We must ensure that we release (close) contexts after use, otherwise we might leak file handles (in the case of disk backed column sources). Most Deephaven code that uses these objects follows the following try-with-resources pattern to ensure that objects are properly released even under exceptional circumstances.

We create a SharedContext, which is then passed to each of the ColumnSource makeGetContext calls. The SharedContext allows columns that have identical backing information to reuse data between the getChunk calls. For example, a sorted column can reuse redirection lookups for the same ordered keys.

The Index provides an ordered list of longs that are valid locations in the table. We use the OrderedKeyIterator to go through the Index in chunks; creating a new OrderedKeys for each chunk that we would like to read from the table. The smaller slice of OrderedKeys serves as the argument to the GetChunk call.
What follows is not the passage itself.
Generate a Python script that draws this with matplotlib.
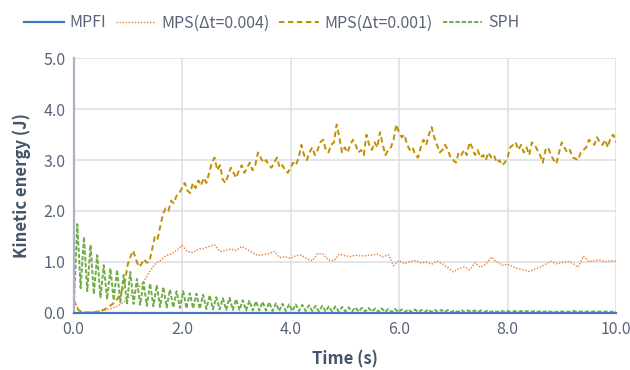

In the following example we read data from two column sources and accumulate values in an ArrayList and a MutableLong. In practical usage, you should avoid the use of ArrayList and ImmutablePair for primitive types as boxing the primitives creates additional garbage.

final ArrayList<ImmutablePair<String, Long>> values;
final MutableLong total = new MutableLong();

// if our table is smaller than our chunk size, there is no need to allocate a bigger context
final int chunkSize = (int)Math.min(CHUNK_SIZE, index.size());

try (final SharedContext sharedContext = SharedContext.makeSharedContext();
     final ChunkSource.GetContext d2context = dim2ColumnSource.makeGetContext(chunkSize, sharedContext);
     final ChunkSource.GetContext rvcontext = rvColumnSource.makeGetContext(chunkSize, sharedContext);
     final OrderedKeys.Iterator okit = index.getOrderedKeysIterator()) {

    // The hasMore call is equivalent to "hasNext" on a single-item iterator.
    while (okit.hasMore()) {
        // Before proceeding with the get operations, we must reset the SharedContext; otherwise we may
        // incorrectly use shared context values from the prior iteration.
        sharedContext.reset();

        // We retrieve a child OrderedKeys from the iterator, that will have at most chunkSize elements
        final OrderedKeys chunkOk = okit.getNextOrderedKeysWithLength(chunkSize);

        // We get a chunk with the values our "D2" string value.
        final ObjectChunk<String, ? extends Values> d2chunk = dim2ColumnSource.getChunk(d2context, chunkOk).asObjectChunk();

        // And do the same for the random values chunk.
        final LongChunk<? extends Values> rvchunk = rvColumnSource.getChunk(rvcontext, chunkOk).asLongChunk();

        // We now iterate the chunks in parallel.  The chunk element access is non-virtual.  You can only
        // call the get method on a typed Chunk.  If you need to handle many data types in a complex way,
        // then you must write a kernel for each data type.
        //
        // The com.illumon.iris.db.v2.utils.ChunkBoxer converts data to an object, but further operations
        // come at a significant performance penalty compared to using native Java data types.
        for (int ii = 0; ii < d2chunk.size(); ++ii) {
            values.add(new ImmutablePair<>(d2chunk.get(ii), rvchunk.get(ii)));
            total.add(rvchunk.get(ii));
        }
    }
}